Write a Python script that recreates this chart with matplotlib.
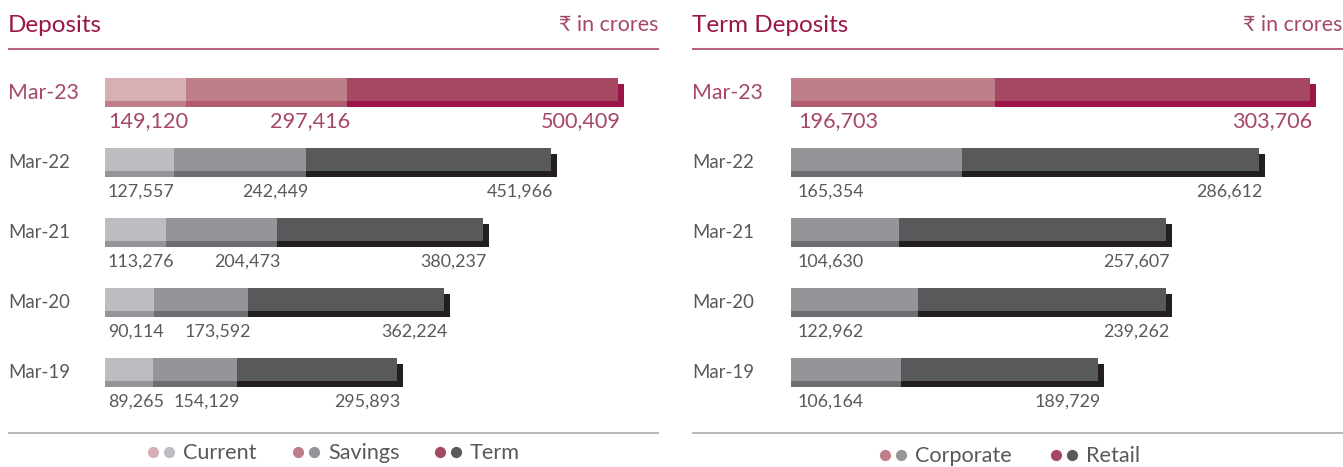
import matplotlib
matplotlib.use("Agg")
import matplotlib.pyplot as plt

# Figure geometry (pixels at dpi=100)
W, H = 1343, 467
ROW0_PX, ROW_STEP = 92.5, 70.0

# Deposits (₹ in crores)
years = ["Mar-23", "Mar-22", "Mar-21", "Mar-20", "Mar-19"]
current = [149120, 127557, 113276, 90114, 89265]
savings = [297416, 242449, 204473, 173592, 154129]
term = [500409, 451966, 380237, 362224, 295893]

# Term deposits split
corporate = [196703, 165354, 104630, 122962, 106164]
retail = [303706, 286612, 257607, 239262, 189729]

PINK = ["#d8afb4", "#bf7f8a", "#a54862"]
PINK_SHADE = ["#bf7f8a", "#b05a70", "#9b1548"]
GREY = ["#bcbdc0", "#939598", "#58595b"]
GREY_SHADE = ["#939598", "#6d6e71", "#231f20"]

MAROON = "#9b1548"
ROSE = "#a54862"
TEXT = "#58595b"
FONT = ["Lato", "DejaVu Sans"]

plt.rcParams["font.family"] = FONT

fig = plt.figure(figsize=(W / 100, H / 100), dpi=100)

# Overlay in pixel units for titles, rules and legends
deco = fig.add_axes([0, 0, 1, 1])
deco.set_xlim(0, W)
deco.set_ylim(H, 0)
deco.axis("off")


def bar_axes(x0_px, x1_px, units_per_px):
    ax = fig.add_axes([x0_px / W, 0, (x1_px - x0_px) / W, 1])
    ax.set_xlim(0, (x1_px - x0_px) * units_per_px)
    ax.set_ylim((H - ROW0_PX) / ROW_STEP, -ROW0_PX / ROW_STEP)
    ax.axis("off")
    return ax


def draw_panel(ax, series, color_idx, units_per_px, first_pad_px):
    main_h = 23 / ROW_STEP
    drop = 3 / ROW_STEP
    ext = 6 * units_per_px
    for i, year in enumerate(years):
        latest = i == 0
        base_cols = PINK if latest else GREY
        shade_cols = PINK_SHADE if latest else GREY_SHADE
        left = 0
        n = len(series)
        for k, vals in enumerate(series):
            v = vals[i]
            c = color_idx[k]
            width = v + (ext if k == n - 1 else 0)
            ax.barh(i + drop, width, height=main_h, left=left,
                    color=shade_cols[c], linewidth=0, zorder=1)
            ax.barh(i - drop, v, height=main_h, left=left,
                    color=base_cols[c], linewidth=0, zorder=2)
            left += v
        # value labels under each segment
        fs = 15.6 if latest else 12.9
        tc = ROSE if latest else TEXT
        left = 0
        for k, vals in enumerate(series):
            v = vals[i]
            if k == 0:
                x, ha = first_pad_px * units_per_px, "left"
            else:
                x, ha = left + v + 3 * units_per_px, "right"
            ax.text(x, i + 29 / ROW_STEP, f"{v:,}", ha=ha, va="center",
                    fontsize=fs, color=tc)
            left += v


# Left panel: Deposits
axl = bar_axes(105, 659, 1845)
draw_panel(axl, [current, savings, term], [0, 1, 2], 1845, 3)

# Right panel: Term Deposits
axr = bar_axes(791, 1343, 965)
draw_panel(axr, [corporate, retail], [1, 2], 965, 7)

# Row labels
for i, year in enumerate(years):
    y = ROW0_PX + i * ROW_STEP + 0.5
    latest = i == 0
    for x in (8, 692):
        deco.text(x, y, year, ha="left", va="center",
                  fontsize=15.3 if latest else 13.4,
                  color=ROSE if latest else TEXT)

# Headers and rules
for x0, x1, title in [(8, 659, "Deposits"), (692, 1343, "Term Deposits")]:
    deco.text(x0, 26, title, ha="left", va="center", fontsize=17.5, color=MAROON)
    deco.text(x1 - 1, 25, "₹ in crores", ha="right", va="center",
              fontsize=15.4, color=ROSE)
    deco.plot([x0, x1], [49, 49], color="#b9647f", lw=1.5, solid_capstyle="butt")
    deco.plot([x0, x1], [433, 433], color="#a7a9ac", lw=1.2, solid_capstyle="butt")

# Legends: a pink and a grey dot per category
legend_items = [
    (153, 452, "Current", 0),
    (298, 452, "Savings", 1),
    (440, 452, "Term", 2),
    (885, 455, "Corporate", 1),
    (1056, 455, "Retail", 2),
]
for x, y, label, c in legend_items:
    deco.scatter([x], [y], s=65, color=PINK[c], linewidths=0)
    deco.scatter([x + 16], [y], s=65, color=GREY[c], linewidths=0)
    deco.text(x + 30, y + 1, label, ha="left", va="center", fontsize=15.6, color=TEXT)

fig.savefig("out.png", dpi=100)
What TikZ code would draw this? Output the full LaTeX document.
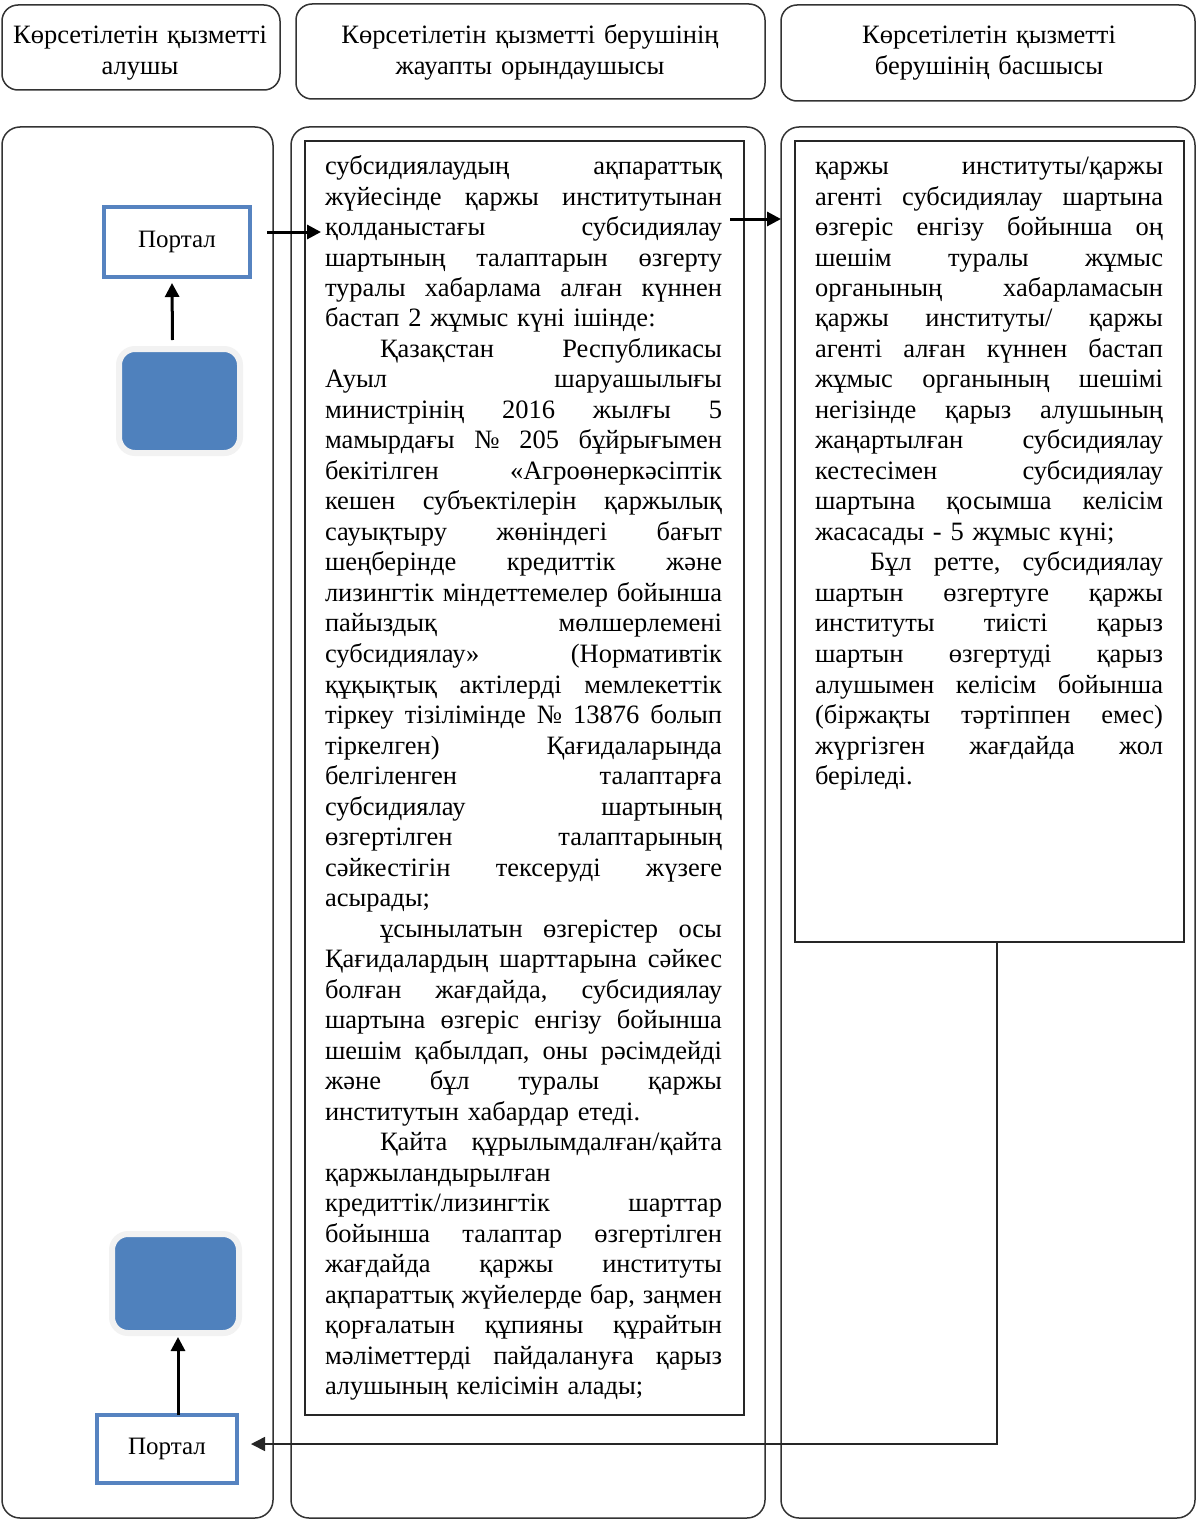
-*-
* _Exercise instructions_: Pictures stay out of the copy; please restate every record above exactly.

* _Result for this task_:
Write a Python script that recreates this chart with matplotlib.
import matplotlib
matplotlib.use("Agg")
import matplotlib.pyplot as plt

# Figure geometry (pixels at dpi=100)
W, H = 1343, 467
ROW0_PX, ROW_STEP = 92.5, 70.0

# Deposits (₹ in crores)
years = ["Mar-23", "Mar-22", "Mar-21", "Mar-20", "Mar-19"]
current = [149120, 127557, 113276, 90114, 89265]
savings = [297416, 242449, 204473, 173592, 154129]
term = [500409, 451966, 380237, 362224, 295893]

# Term deposits split
corporate = [196703, 165354, 104630, 122962, 106164]
retail = [303706, 286612, 257607, 239262, 189729]

PINK = ["#d8afb4", "#bf7f8a", "#a54862"]
PINK_SHADE = ["#bf7f8a", "#b05a70", "#9b1548"]
GREY = ["#bcbdc0", "#939598", "#58595b"]
GREY_SHADE = ["#939598", "#6d6e71", "#231f20"]

MAROON = "#9b1548"
ROSE = "#a54862"
TEXT = "#58595b"
FONT = ["Lato", "DejaVu Sans"]

plt.rcParams["font.family"] = FONT

fig = plt.figure(figsize=(W / 100, H / 100), dpi=100)

# Overlay in pixel units for titles, rules and legends
deco = fig.add_axes([0, 0, 1, 1])
deco.set_xlim(0, W)
deco.set_ylim(H, 0)
deco.axis("off")


def bar_axes(x0_px, x1_px, units_per_px):
    ax = fig.add_axes([x0_px / W, 0, (x1_px - x0_px) / W, 1])
    ax.set_xlim(0, (x1_px - x0_px) * units_per_px)
    ax.set_ylim((H - ROW0_PX) / ROW_STEP, -ROW0_PX / ROW_STEP)
    ax.axis("off")
    return ax


def draw_panel(ax, series, color_idx, units_per_px, first_pad_px):
    main_h = 23 / ROW_STEP
    drop = 3 / ROW_STEP
    ext = 6 * units_per_px
    for i, year in enumerate(years):
        latest = i == 0
        base_cols = PINK if latest else GREY
        shade_cols = PINK_SHADE if latest else GREY_SHADE
        left = 0
        n = len(series)
        for k, vals in enumerate(series):
            v = vals[i]
            c = color_idx[k]
            width = v + (ext if k == n - 1 else 0)
            ax.barh(i + drop, width, height=main_h, left=left,
                    color=shade_cols[c], linewidth=0, zorder=1)
            ax.barh(i - drop, v, height=main_h, left=left,
                    color=base_cols[c], linewidth=0, zorder=2)
            left += v
        # value labels under each segment
        fs = 15.6 if latest else 12.9
        tc = ROSE if latest else TEXT
        left = 0
        for k, vals in enumerate(series):
            v = vals[i]
            if k == 0:
                x, ha = first_pad_px * units_per_px, "left"
            else:
                x, ha = left + v + 3 * units_per_px, "right"
            ax.text(x, i + 29 / ROW_STEP, f"{v:,}", ha=ha, va="center",
                    fontsize=fs, color=tc)
            left += v


# Left panel: Deposits
axl = bar_axes(105, 659, 1845)
draw_panel(axl, [current, savings, term], [0, 1, 2], 1845, 3)

# Right panel: Term Deposits
axr = bar_axes(791, 1343, 965)
draw_panel(axr, [corporate, retail], [1, 2], 965, 7)

# Row labels
for i, year in enumerate(years):
    y = ROW0_PX + i * ROW_STEP + 0.5
    latest = i == 0
    for x in (8, 692):
        deco.text(x, y, year, ha="left", va="center",
                  fontsize=15.3 if latest else 13.4,
                  color=ROSE if latest else TEXT)

# Headers and rules
for x0, x1, title in [(8, 659, "Deposits"), (692, 1343, "Term Deposits")]:
    deco.text(x0, 26, title, ha="left", va="center", fontsize=17.5, color=MAROON)
    deco.text(x1 - 1, 25, "₹ in crores", ha="right", va="center",
              fontsize=15.4, color=ROSE)
    deco.plot([x0, x1], [49, 49], color="#b9647f", lw=1.5, solid_capstyle="butt")
    deco.plot([x0, x1], [433, 433], color="#a7a9ac", lw=1.2, solid_capstyle="butt")

# Legends: a pink and a grey dot per category
legend_items = [
    (153, 452, "Current", 0),
    (298, 452, "Savings", 1),
    (440, 452, "Term", 2),
    (885, 455, "Corporate", 1),
    (1056, 455, "Retail", 2),
]
for x, y, label, c in legend_items:
    deco.scatter([x], [y], s=65, color=PINK[c], linewidths=0)
    deco.scatter([x + 16], [y], s=65, color=GREY[c], linewidths=0)
    deco.text(x + 30, y + 1, label, ha="left", va="center", fontsize=15.6, color=TEXT)

fig.savefig("out.png", dpi=100)
What TikZ code would draw this? Output the full LaTeX document.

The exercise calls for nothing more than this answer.